((

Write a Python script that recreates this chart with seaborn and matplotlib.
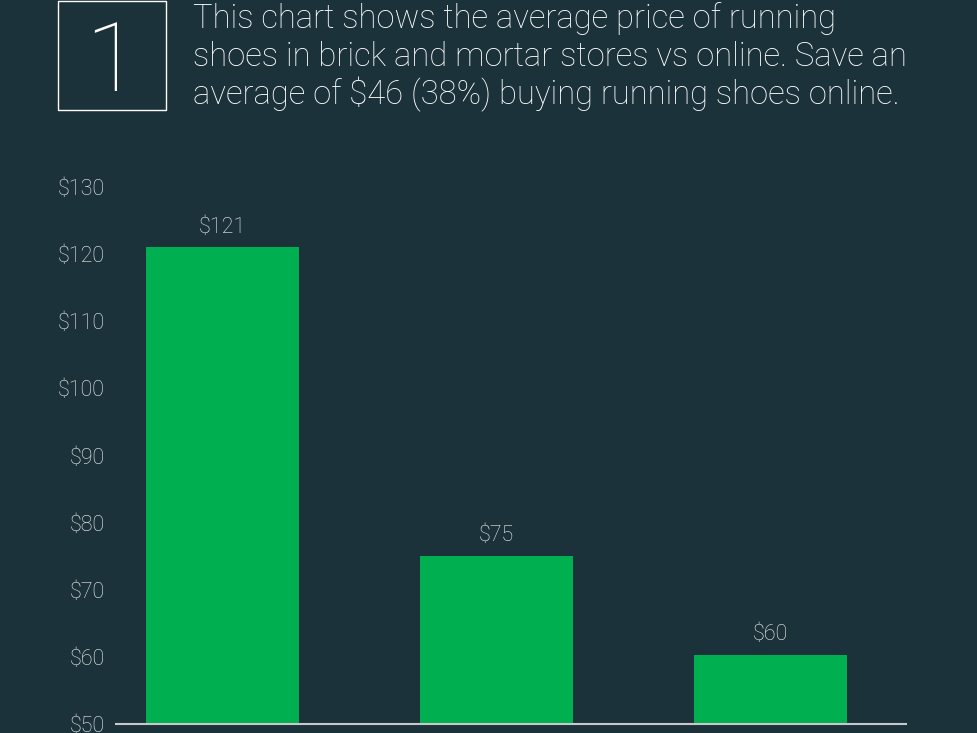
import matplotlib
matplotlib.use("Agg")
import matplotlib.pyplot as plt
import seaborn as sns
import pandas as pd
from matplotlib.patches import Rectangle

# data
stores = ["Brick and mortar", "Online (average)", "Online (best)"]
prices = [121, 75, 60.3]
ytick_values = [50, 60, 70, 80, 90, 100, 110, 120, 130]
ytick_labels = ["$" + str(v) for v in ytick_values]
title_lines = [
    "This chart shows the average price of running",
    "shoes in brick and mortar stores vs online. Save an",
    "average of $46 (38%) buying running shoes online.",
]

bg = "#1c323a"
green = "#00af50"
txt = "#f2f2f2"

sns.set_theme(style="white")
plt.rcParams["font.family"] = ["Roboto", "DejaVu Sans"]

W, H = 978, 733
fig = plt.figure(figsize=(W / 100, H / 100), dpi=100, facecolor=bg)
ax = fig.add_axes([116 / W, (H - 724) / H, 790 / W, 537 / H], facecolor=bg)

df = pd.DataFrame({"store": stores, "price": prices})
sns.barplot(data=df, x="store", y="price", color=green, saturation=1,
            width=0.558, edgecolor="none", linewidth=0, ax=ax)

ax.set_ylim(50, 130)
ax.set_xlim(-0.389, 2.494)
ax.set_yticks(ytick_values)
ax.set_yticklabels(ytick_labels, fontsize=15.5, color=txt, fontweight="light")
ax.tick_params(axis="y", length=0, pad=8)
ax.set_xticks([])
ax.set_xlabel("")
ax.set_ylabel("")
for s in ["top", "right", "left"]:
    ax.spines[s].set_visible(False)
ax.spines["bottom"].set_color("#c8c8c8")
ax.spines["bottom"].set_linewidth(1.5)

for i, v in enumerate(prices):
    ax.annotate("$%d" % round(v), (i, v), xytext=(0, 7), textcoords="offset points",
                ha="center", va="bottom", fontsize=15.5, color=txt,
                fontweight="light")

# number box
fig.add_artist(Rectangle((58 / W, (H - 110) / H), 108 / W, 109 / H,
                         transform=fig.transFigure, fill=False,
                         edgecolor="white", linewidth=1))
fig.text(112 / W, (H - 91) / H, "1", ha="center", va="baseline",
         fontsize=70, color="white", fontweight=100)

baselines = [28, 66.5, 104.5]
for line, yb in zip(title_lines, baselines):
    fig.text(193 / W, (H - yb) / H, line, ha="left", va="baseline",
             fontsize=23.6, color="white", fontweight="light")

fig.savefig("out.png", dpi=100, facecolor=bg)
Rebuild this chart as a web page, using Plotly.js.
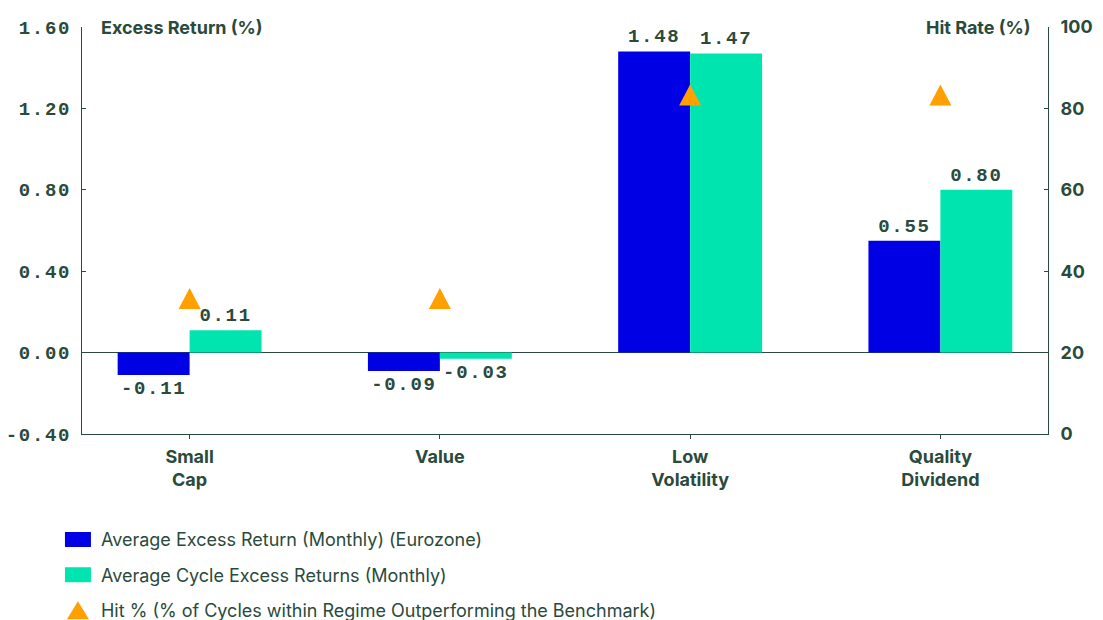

))

-- Task requirements --
Filter the records above for "seaborn" and copy every matching line.

-- Solution to this exercise --
Write a Python script that recreates this chart with seaborn and matplotlib.
import seaborn as sns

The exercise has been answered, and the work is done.